Beyond the mat with the four yogas
Part IV: Jnana
By Nancy B. Loughlin
Published May 5, 2015 in News Press

If you live by your gut, the lunatic is running the asylum.

Your emotions are contaminated by past programming and experience.  An evolved intellect, however, can override this bedlam and then rise above the chaos of your mind. The intellect can differentiate between poison and nectar. Orchestrating this split and becoming an observer of your emotions rather than a participant can be the most challenging practice in yoga.

When you raise the volume of your intellect by practicing jnana yoga, you will get to know your default reactions whether they’re lashing out in anger, withdrawing into depression or taking off into panic.

The intellect recognizes the trappings of ego: conservative, liberal, stylish, rebel, leader, loser, sexy, bookish, oppressed, empowered.  These labels are all illusions.

Your self-concept isn’t you.

Beginning jnana

  1. Start studying. Every morning, commit to daily study of the higher principles of living.

It’s not the time for leisure reading but for contemplative texts, print or video. Choose a small portion of a text, read it (or watch it) and ruminate. The texts don’t have to be directly spiritual or religious in nature, but any text that prompts you not just to question, but to reflect on your relationship to the world, to yourself and to all of your assumptions as to what’s real.

My recommendations:  Bhagavad Gita, The Complete Poems of Emily Dickinson, Songs of Innocence and Experience by William Blake, Leaves of Grass by Walt Whitman and The Essential Writings of Ralph Waldo Emerson.

Knowledge is information while wisdom is transformation, as yogi Eric Paskel says.  Follow the wisdom path.

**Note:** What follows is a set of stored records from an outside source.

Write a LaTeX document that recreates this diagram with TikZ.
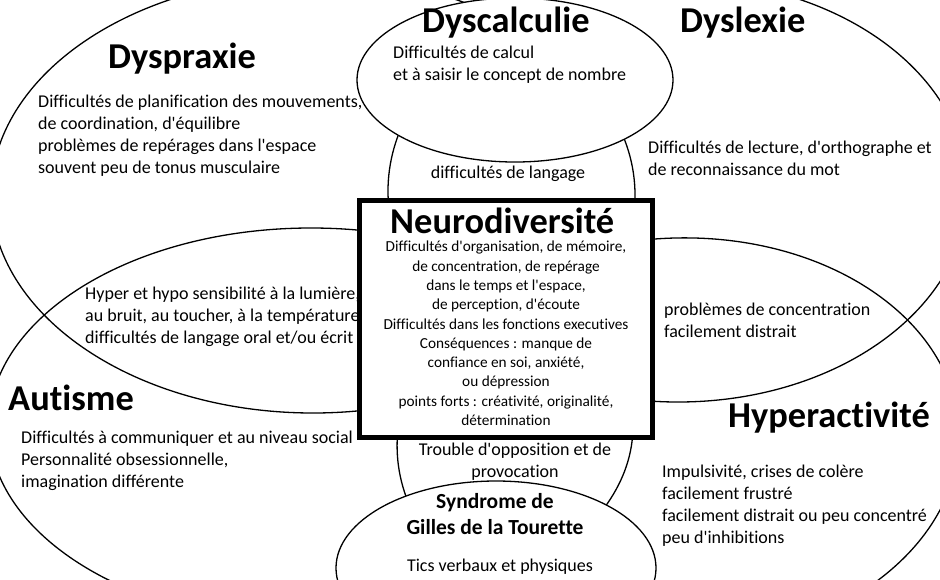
\documentclass[tikz,border=0pt]{standalone}
\usepackage{fontspec}
\setmainfont{Carlito}[Ligatures={TeXOff,CommonOff}]
\tikzset{
  bigell/.style={line width=1.3pt, draw=black},
  smallell/.style={line width=1.3pt, draw=black, fill=white},
  centrebox/.style={line width=5pt, draw=black, fill=white},
  titletext/.style={font=\bfseries\fontsize{36.4}{44}\selectfont, inner sep=0pt, anchor=base west},
  bodytext/.style={font=\fontsize{18}{22}\selectfont, inner sep=0pt, align=left, anchor=north west},
  bodycentre/.style={font=\fontsize{18}{22}\selectfont, inner sep=0pt, align=center, anchor=north},
  boldcentre/.style={font=\bfseries\fontsize{21.5}{26}\selectfont, inner sep=0pt, align=center, anchor=north},
  boxtext/.style={font=\fontsize{15.3}{19.3}\selectfont, inner sep=0pt, align=center, anchor=north}
}
\begin{document}
\begin{tikzpicture}[x=1pt,y=-1pt]
\useasboundingbox (0,0) rectangle (940,579);
\fill[white] (0,0) rectangle (940,579);
\begin{scope}
\clip (0,0) rectangle (940,579);
% big overlapping ellipses
\draw[bigell] (313,195) ellipse [x radius=322, y radius=218]; % Dyspraxie
\draw[bigell] (678,191) ellipse [x radius=290, y radius=211]; % Dyslexie
\draw[bigell] (311,426) ellipse [x radius=322, y radius=198]; % Autisme
\draw[bigell, rotate around={2:(678,441)}] (678,441) ellipse [x radius=281, y radius=203]; % Hyperactivite
% small filled ellipses
\draw[smallell] (515,80) ellipse [x radius=158, y radius=82]; % Dyscalculie
\draw[smallell] (496,568) ellipse [x radius=160, y radius=87]; % Tourette
% central box
\draw[centrebox] (359.5,200.5) rectangle (652.5,437.5);
\end{scope}

% titles
\node[titletext] (tdyspraxie) at (108,68) {Dyspraxie};
\node[titletext] (tdyscalculie) at (422,32) {Dyscalculie};
\node[titletext] (tdyslexie) at (680,32) {Dyslexie};
\node[titletext] (tneuro) at (390,233) {Neurodiversité};
\node[titletext] (tautisme) at (8,410) {Autisme};
\node[titletext] (thyper) at (728,427) {Hyperactivité};

% bodies
\node[bodytext] (bdyspraxie) at (38,95) {Difficultés de planification des mouvements,\\de coordination, d'équilibre\\problèmes de repérages dans l'espace\\souvent peu de tonus musculaire};
\node[bodytext] (bdyscalculie) at (393,46) {Difficultés de calcul\\et à saisir le concept de nombre};
\node[bodycentre] (blangage) at (508,166) {difficultés de langage};
\node[bodytext] (bdyslexie) at (648,141) {Difficultés de lecture, d'orthographe et\\de reconnaissance du mot};
\node[bodytext] (bsensib) at (85,287) {Hyper et hypo sensibilité à la lumière,\\au bruit, au toucher, à la température\\difficultés de langage oral et/ou écrit};
\node[bodytext] (bautisme) at (21,431) {Difficultés à communiquer et au niveau social\\Personnalité obsessionnelle,\\imagination différente};
\node[bodytext] (bconcentr) at (664,303) {problèmes de concentration\\facilement distrait};
\node[bodytext] (bhyper) at (662,465) {Impulsivité, crises de colère\\facilement frustré\\facilement distrait ou peu concentré\\peu d'inhibitions};
\node[bodycentre] (btrouble) at (515,443) {Trouble d'opposition et de\\provocation};
\node[boldcentre] (ttourette) at (495,493) {Syndrome de\\Gilles de la Tourette};
\node[bodycentre] (btics) at (500,559) {Tics verbaux et physiques};
\node[boxtext] (bneuro) at (506,241) {Difficultés d'organisation, de mémoire,\\de concentration, de repérage\\dans le temps et l'espace,\\de perception, d'écoute\\Difficultés dans les fonctions executives\\Conséquences : manque de\\confiance en soi, anxiété,\\ou dépression\\points forts : créativité, originalité,\\détermination};
\end{tikzpicture}
\end{document}
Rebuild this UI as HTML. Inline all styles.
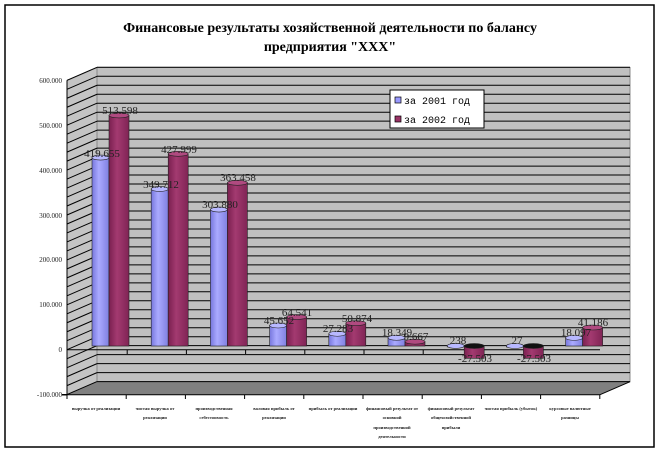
<!DOCTYPE html>
<html><head><meta charset="utf-8"><style>
body{margin:0;background:#fff}
svg text{font-family:"Liberation Serif","DejaVu Serif",serif}
</style></head><body>
<svg id="s" width="660" height="454" viewBox="0 0 660 454" xmlns="http://www.w3.org/2000/svg">
<defs>
<linearGradient id="gb" x1="0" x2="1"><stop offset="0" stop-color="#7777dd"/><stop offset="0.4" stop-color="#aaaaff"/><stop offset="1" stop-color="#8080e0"/></linearGradient>
<linearGradient id="gm" x1="0" x2="1"><stop offset="0" stop-color="#7a2050"/><stop offset="0.4" stop-color="#a33a70"/><stop offset="1" stop-color="#802455"/></linearGradient>
</defs>
<rect x="5" y="5" width="649" height="442" fill="#fff" stroke="#000" stroke-width="1.5"/>
<text x="330" y="32" text-anchor="middle" font-size="14" font-weight="bold">Финансовые результаты хозяйственной деятельности по балансу</text>
<text x="330" y="51" text-anchor="middle" font-size="14" font-weight="bold">предприятия "XXX"</text>
<rect x="97" y="67.5" width="533" height="314.2" fill="#c0c0c0" stroke="#888" stroke-width="1"/>
<polygon points="67,80.5 97,67.5 97,381.7 67,394.7" fill="#c4c4c4" stroke="#888"/>
<polygon points="67,394.7 97,381.7 630,381.7 600,394.7" fill="#808080"/>
<g id="grid" stroke="#000" stroke-width="1"></g>
<line x1="67" y1="349.7" x2="600" y2="349.7" stroke="#000"/>
<line x1="67" y1="394.7" x2="600" y2="394.7" stroke="#000"/>
<line x1="67" y1="80.5" x2="67" y2="394.7" stroke="#000"/>
<line x1="600" y1="394.7" x2="630" y2="381.7" stroke="#000"/>
<g id="ticks" stroke="#000"></g>
<g id="bars" stroke="#222" stroke-width="0.6"></g>
<g font-size="7" text-anchor="end" fill="#222">
<text x="62" y="83">600.000</text><text x="62" y="128">500.000</text><text x="62" y="173">400.000</text><text x="62" y="218">300.000</text><text x="62" y="262">200.000</text><text x="62" y="307">100.000</text><text x="62" y="352">0</text><text x="62" y="397">-100.000</text>
</g>
<g font-size="11" text-anchor="middle" fill="#222">
<text x="102" y="157">419.655</text><text x="120" y="114">513.598</text>
<text x="161" y="188">349.712</text><text x="179" y="153">427.999</text>
<text x="220" y="208">303.880</text><text x="238" y="181">363.458</text>
<text x="279" y="324">45.652</text><text x="297" y="316">64.541</text>
<text x="338" y="332">27.283</text><text x="357" y="322">50.874</text>
<text x="397" y="336">18.349</text><text x="416" y="340">9.667</text>
<text x="458" y="344">238</text><text x="475" y="362">-27.503</text>
<text x="517" y="344">27</text><text x="534" y="362">-27.503</text>
<text x="576" y="336">18.097</text><text x="593" y="326">41.186</text>
</g>
<rect x="390" y="90" width="94" height="38" fill="#fff" stroke="#000"/>
<rect x="395" y="97" width="6" height="6" fill="#9999ff" stroke="#000" stroke-width="0.7"/>
<rect x="395" y="116" width="6" height="6" fill="#993366" stroke="#000" stroke-width="0.7"/>
<g font-family="Liberation Mono,monospace" font-size="10"><text x="404" y="104" style="font-family:'Liberation Mono',monospace">за 2001 год</text><text x="404" y="123" style="font-family:'Liberation Mono',monospace">за 2002 год</text></g>
<g font-size="4.5" font-weight="bold" text-anchor="middle" fill="#222">
<text x="96" y="410">выручка от реализации</text>
<text x="155" y="410">чистая выручка от</text><text x="155" y="419">реализации</text>
<text x="214" y="410">производственная</text><text x="214" y="419">себестоимость</text>
<text x="274" y="410">валовая прибыль от</text><text x="274" y="419">реализации</text>
<text x="333" y="410">прибыль от реализации</text>
<text x="392" y="410">финансовый результат от</text><text x="392" y="419">основной</text><text x="392" y="429">производственной</text><text x="392" y="438">деятельности</text>
<text x="451" y="410">финансовый результат</text><text x="451" y="419">общехозяйственной</text><text x="451" y="429">прибыли</text>
<text x="511" y="410">чистая прибыль (убыток)</text>
<text x="570" y="410">курсовые валютные</text><text x="570" y="419">разницы</text>
</g>
</svg>
<script>
(function(){
var NS="http://www.w3.org/2000/svg";
function el(t,a,p){var e=document.createElementNS(NS,t);for(var k in a)e.setAttribute(k,a[k]);document.getElementById(p).appendChild(e);return e;}
for(var v=-100;v<=600;v+=20){var y=349.7-v*0.449;
el('line',{x1:97,y1:y-13,x2:630,y2:y-13},'grid');
el('line',{x1:67,y1:y,x2:97,y2:y-13},'grid');}
for(var i=0;i<=9;i++){var x=67+59.2*i;el('line',{x1:x,y1:394.7,x2:x,y2:399},'ticks');if(i>0&&i<9)el('line',{x1:x+1,y1:349.7,x2:x+1,y2:354},'ticks');el('line',{x1:67,y1:394.7,x2:62,y2:394.7},'ticks');}
var d=[[419655,513598],[349712,427999],[303880,363458],[45652,64541],[27283,50874],[18349,9667],[238,-27503],[27,-27503],[18097,41186]];
var base=346,k=0.000449;
d.forEach(function(p,i){
[[92+59.2*i,17,'url(#gb)','#b8b8ff',p[0]],[109+59.2*i,20,'url(#gm)','#b04a80',p[1]]].forEach(function(b){
var h=b[4]*k,top=Math.min(base-h,base),bot=Math.max(base-h,base);var hh=Math.max(bot-top,1);
el('rect',{x:b[0],y:top,width:b[1],height:hh,fill:b[2]},'bars');
el('ellipse',{cx:b[0]+b[1]/2,cy:top,rx:b[1]/2,ry:2.5,fill:b[4]<0?'#111':b[3]},'bars');
});});
})();
</script>
</body></html>
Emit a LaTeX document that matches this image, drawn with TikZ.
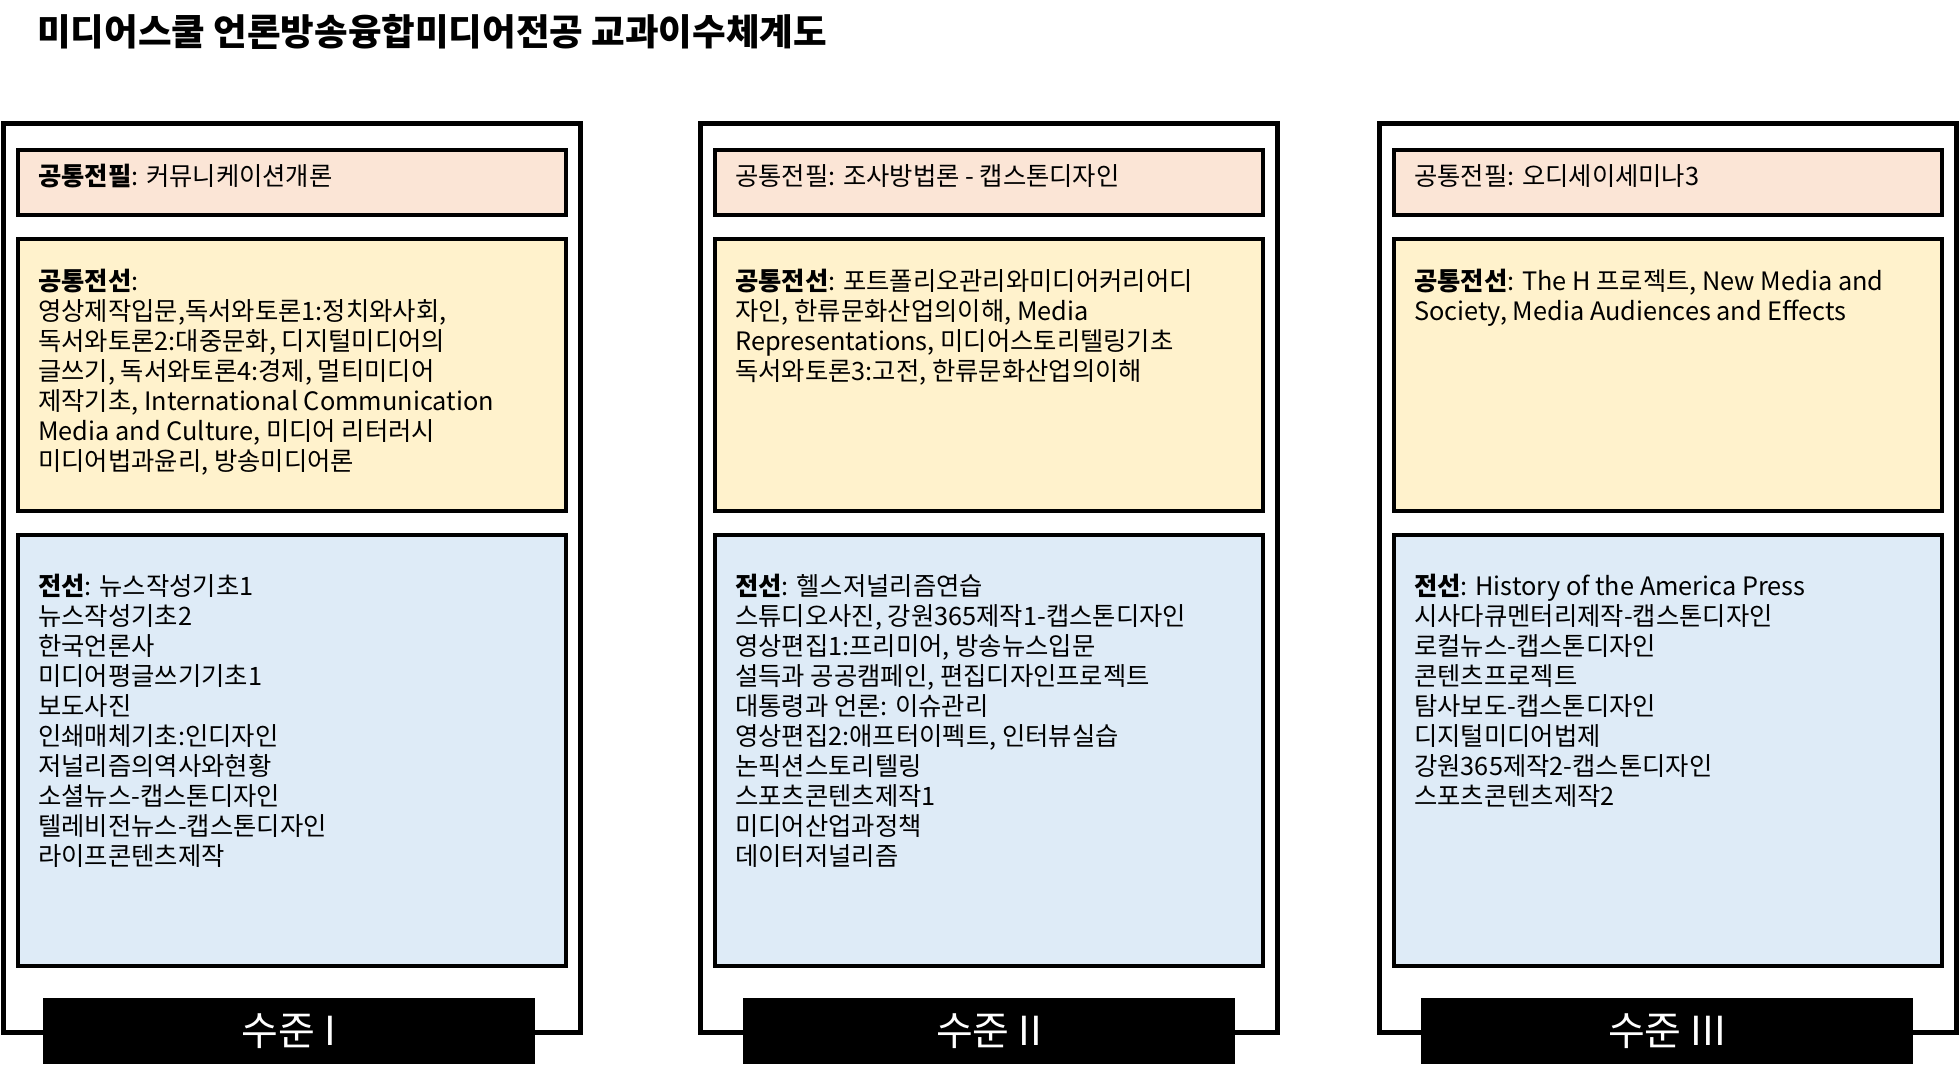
\documentclass[tikz,border=0pt]{standalone}
\usepackage{fontspec}
\setmainfont{Noto Sans CJK KR}
\begin{document}
\begin{tikzpicture}[x=0.75pt,y=0.75pt,yscale=-1,xscale=1,
  outerframe/.style={draw=black,line width=3.75pt},
  pilbox/.style={draw=black,line width=3.4pt,fill={rgb, 255:red, 251; green, 229; blue, 214}},
  comsel/.style={draw=black,line width=3.4pt,fill={rgb, 255:red, 255; green, 242; blue, 204}},
  selbox/.style={draw=black,line width=3.4pt,fill={rgb, 255:red, 222; green, 235; blue, 247}},
  body/.style={anchor=north west,inner sep=0pt,align=left,font=\fontsize{19}{22.5}\selectfont},
  piltext/.style={anchor=west,inner sep=0pt,font=\fontsize{19}{22.5}\selectfont},
  levelbox/.style={fill=black,text=white,minimum width=369pt,minimum height=50pt,inner sep=0pt,font=\fontsize{30}{34}\selectfont}]
\useasboundingbox (0,0) rectangle (1960,1076);

%Title
\node[anchor=west,inner sep=0pt,font=\bfseries\fontsize{27.4}{32}\selectfont] (title) at (37,32) {미디어스쿨 언론방송융합미디어전공 교과이수체계도};

%Level I
\draw[outerframe] (3,123) rectangle (580,1032);
\draw[pilbox] (18,150) rectangle (566,215);
\draw[comsel] (18,239) rectangle (566,511);
\draw[selbox] (18,535) rectangle (566,966);
\node[piltext] (pil1) at (38,176) {\textbf{공통전필}: 커뮤니케이션개론};
\node[body] (com1) at (38,269) {\textbf{공통전선}:\\
영상제작입문,독서와토론1:정치와사회,\\
독서와토론2:대중문화, 디지털미디어의\\
글쓰기, 독서와토론4:경제, 멀티미디어\\
제작기초, International Communication\\
Media and Culture, 미디어 리터러시\\
미디어법과윤리, 방송미디어론};
\node[body] (sel1) at (38,574) {\textbf{전선}: 뉴스작성기초1\\
뉴스작성기초2\\
한국언론사\\
미디어평글쓰기기초1\\
보도사진\\
인쇄매체기초:인디자인\\
저널리즘의역사와현황\\
소셜뉴스-캡스톤디자인\\
텔레비전뉴스-캡스톤디자인\\
라이프콘텐츠제작};
\node[levelbox] (lv1) at (289,1031) {수준 I};

%Level II
\draw[outerframe] (700,123) rectangle (1277,1032);
\draw[pilbox] (715,150) rectangle (1263,215);
\draw[comsel] (715,239) rectangle (1263,511);
\draw[selbox] (715,535) rectangle (1263,966);
\node[piltext] (pil2) at (735,176) {공통전필: 조사방법론 - 캡스톤디자인};
\node[body] (com2) at (735,269) {\textbf{공통전선}: 포트폴리오관리와미디어커리어디\\
자인, 한류문화산업의이해, Media\\
Representations, 미디어스토리텔링기초\\
독서와토론3:고전, 한류문화산업의이해};
\node[body] (sel2) at (735,574) {\textbf{전선}: 헬스저널리즘연습\\
스튜디오사진, 강원365제작1-캡스톤디자인\\
영상편집1:프리미어, 방송뉴스입문\\
설득과 공공캠페인, 편집디자인프로젝트\\
대통령과 언론: 이슈관리\\
영상편집2:애프터이펙트, 인터뷰실습\\
논픽션스토리텔링\\
스포츠콘텐츠제작1\\
미디어산업과정책\\
데이터저널리즘};
\node[levelbox] (lv2) at (989,1031) {수준 II};

%Level III
\draw[outerframe] (1379,123) rectangle (1956,1032);
\draw[pilbox] (1394,150) rectangle (1942,215);
\draw[comsel] (1394,239) rectangle (1942,511);
\draw[selbox] (1394,535) rectangle (1942,966);
\node[piltext] (pil3) at (1414,176) {공통전필: 오디세이세미나3};
\node[body] (com3) at (1414,269) {\textbf{공통전선}: The H 프로젝트, New Media and\\
Society, Media Audiences and Effects};
\node[body] (sel3) at (1414,574) {\textbf{전선}: History of the America Press\\
시사다큐멘터리제작-캡스톤디자인\\
로컬뉴스-캡스톤디자인\\
콘텐츠프로젝트\\
탐사보도-캡스톤디자인\\
디지털미디어법제\\
강원365제작2-캡스톤디자인\\
스포츠콘텐츠제작2};
\node[levelbox] (lv3) at (1667,1031) {수준 III};

\end{tikzpicture}
\end{document}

  1. Get in the fray. Distance yourself from the beliefs that get you fired up.  Right now, there is no shortage of political debate. Study comment threads on news websites or Facebook, and step in when you are ready.  Practice positive engagement and dialogue with people who hold different beliefs.  Gather information, not ammunition.

Ask clarifying questions as to how they arrived at their points of view, and reflect on how you arrived at yours.  Do you even know why you think what you think?

If the dialogue gets ugly, you are in the thick of your jnana practice.  Can you remain serene, positive and compassionate even when invective flies? If others derail the conversation and insult you or change the subject, remain steady and turn the other cheek.

Know that the moment you turn ugly is the moment you lose your yoga.  Instead, monitor the ride and consider why your beliefs are so wrapped up in your sense of self.

You and your political beliefs are not the same.  After all, you can change what you think.

  1. Be a student. Every year, commit to learning as much as you can about a new subject or skill.  Learn the aesthetics of photography.  Take a wildflower pilgrimage.  Cultivate mushrooms.  Earn another degree. Fix your own car. If you stopped at geometry in high school, teach yourself calculus.

Learn how you learn, and be humble. There is always someone smarter than you.

Recapping the four yogas

As you simultaneously work the paths of bhakti, raja, karma and jnana yoga, expect fear to breathe fire.

You’ll be practicing real love that’s non-selective and boundless. You’ll be calming the fluctuations of your mind so you can heed your authentic spiritual self. You’ll be engaging in service without expecting anything in return. You’ll be strengthening your intellect so your desires and emotions don’t control your life.

This is a wild ride, and the people around you may scratch their heads in confusion. They’ll see you changing, and other people have an interest in your staying the same.

The yoga path is not for the faint of heart.  Stay the course.  Some have farther to travel than others.